◆ WHAT IS NEEDED ◆
Starting from the top of the material, restate each line exactly until the line that contains "fill = '#c6b0d9'", which is also copied. Pictures are excluded.

◆ INFORMATION PROVIDED ◆
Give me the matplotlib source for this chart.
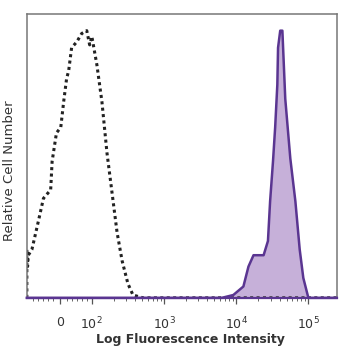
"""
Flow cytometry histogram: stained vs isotype control
"""
import matplotlib
matplotlib.use('Agg')
import matplotlib.pyplot as plt
import numpy as np

# x positions in decade units (10^2 -> 2, 10^3 -> 3, ...), y in % of max
ctrl_x = [1.10, 1.10, 1.11, 1.12, 1.17, 1.26, 1.33, 1.43, 1.45, 1.51, 1.57, 1.61,
          1.65, 1.68, 1.72, 1.79, 1.86, 1.93, 1.97, 2.00, 2.07, 2.14, 2.21,
          2.28, 2.35, 2.42, 2.50, 2.57, 2.71, 3.00, 4.00, 5.39]
ctrl_y = [0, 17, 11, 15, 17, 27, 35, 38, 48, 58, 60, 69, 77, 80, 88, 90, 93, 94,
          89, 92, 82, 69, 51, 37, 23, 13, 5, 1, 0, 0, 0, 0]

stain_x = [1.10, 3.80, 3.96, 4.10, 4.17, 4.24, 4.31, 4.38, 4.44, 4.47, 4.51, 4.54,
           4.57, 4.58, 4.61, 4.64, 4.65, 4.68, 4.72, 4.75, 4.82, 4.88, 4.93,
           4.97, 5.00, 5.39]
stain_y = [0, 0, 1, 4, 11, 15, 15, 15, 20, 34, 48, 60, 75, 88, 94, 94, 88, 70,
           58, 49, 34, 17, 7, 3, 0, 0]

tick_pos = [1.556, 2, 3, 4, 5]
tick_labels = ['0', r'$10^{2}$', r'$10^{3}$', r'$10^{4}$', r'$10^{5}$']

purple = '#5a3591'
fill = '#c6b0d9'

fig, ax = plt.subplots(figsize=(3.58, 3.58), dpi=100)
fig.subplots_adjust(left=0.075, right=0.94, top=0.962, bottom=0.168)

ax.fill_between(stain_x, stain_y, 0, color=fill, lw=0, zorder=1)
ax.plot(ctrl_x, ctrl_y, color='#222222', lw=2.2, ls=(0, (1, 1.1)), zorder=2)
ax.plot(stain_x, stain_y, color=purple, lw=1.8, zorder=3, clip_on=False)

ax.set_xlim(1.10, 5.39)
ax.set_ylim(0, 100)

# minor ticks: log spacing inside decades plus a few in the linear zone
minor = [np.log10(k * 10 ** d) for d in range(2, 5) for k in range(2, 10)]
minor += [1.18, 1.25, 1.32, 1.39, 1.46, 1.65, 1.73, 1.80, 1.87, 1.93]
ax.set_xticks(tick_pos)
ax.set_xticklabels(tick_labels, fontsize=9, color='#333333')
ax.set_xticks(minor, minor=True)
ax.set_yticks([])
ax.tick_params(axis='x', which='major', length=4, width=0.9, color='#555555', pad=9)
ax.tick_params(axis='x', which='minor', length=2.5, width=0.7, color='#666666')

for s in ['top', 'right', 'left']:
    ax.spines[s].set_color('#777777')
    ax.spines[s].set_linewidth(1.1)
ax.spines['bottom'].set_color(purple)
ax.spines['bottom'].set_linewidth(1.6)

ax.set_xlabel('Log Fluorescence Intensity', fontsize=9, color='#333333',
              fontweight='semibold')
ax.xaxis.set_label_coords(0.528, -0.125)
ax.set_ylabel('Relative Cell Number', fontsize=9.5, color='#333333')
ax.yaxis.set_label_coords(-0.035, 0.447)

fig.savefig('out.png', dpi=100)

◆ EXERCISE RESPONSE ◆
Give me the matplotlib source for this chart.
"""
Flow cytometry histogram: stained vs isotype control
"""
import matplotlib
matplotlib.use('Agg')
import matplotlib.pyplot as plt
import numpy as np

# x positions in decade units (10^2 -> 2, 10^3 -> 3, ...), y in % of max
ctrl_x = [1.10, 1.10, 1.11, 1.12, 1.17, 1.26, 1.33, 1.43, 1.45, 1.51, 1.57, 1.61,
          1.65, 1.68, 1.72, 1.79, 1.86, 1.93, 1.97, 2.00, 2.07, 2.14, 2.21,
          2.28, 2.35, 2.42, 2.50, 2.57, 2.71, 3.00, 4.00, 5.39]
ctrl_y = [0, 17, 11, 15, 17, 27, 35, 38, 48, 58, 60, 69, 77, 80, 88, 90, 93, 94,
          89, 92, 82, 69, 51, 37, 23, 13, 5, 1, 0, 0, 0, 0]

stain_x = [1.10, 3.80, 3.96, 4.10, 4.17, 4.24, 4.31, 4.38, 4.44, 4.47, 4.51, 4.54,
           4.57, 4.58, 4.61, 4.64, 4.65, 4.68, 4.72, 4.75, 4.82, 4.88, 4.93,
           4.97, 5.00, 5.39]
stain_y = [0, 0, 1, 4, 11, 15, 15, 15, 20, 34, 48, 60, 75, 88, 94, 94, 88, 70,
           58, 49, 34, 17, 7, 3, 0, 0]

tick_pos = [1.556, 2, 3, 4, 5]
tick_labels = ['0', r'$10^{2}$', r'$10^{3}$', r'$10^{4}$', r'$10^{5}$']

purple = '#5a3591'
fill = '#c6b0d9'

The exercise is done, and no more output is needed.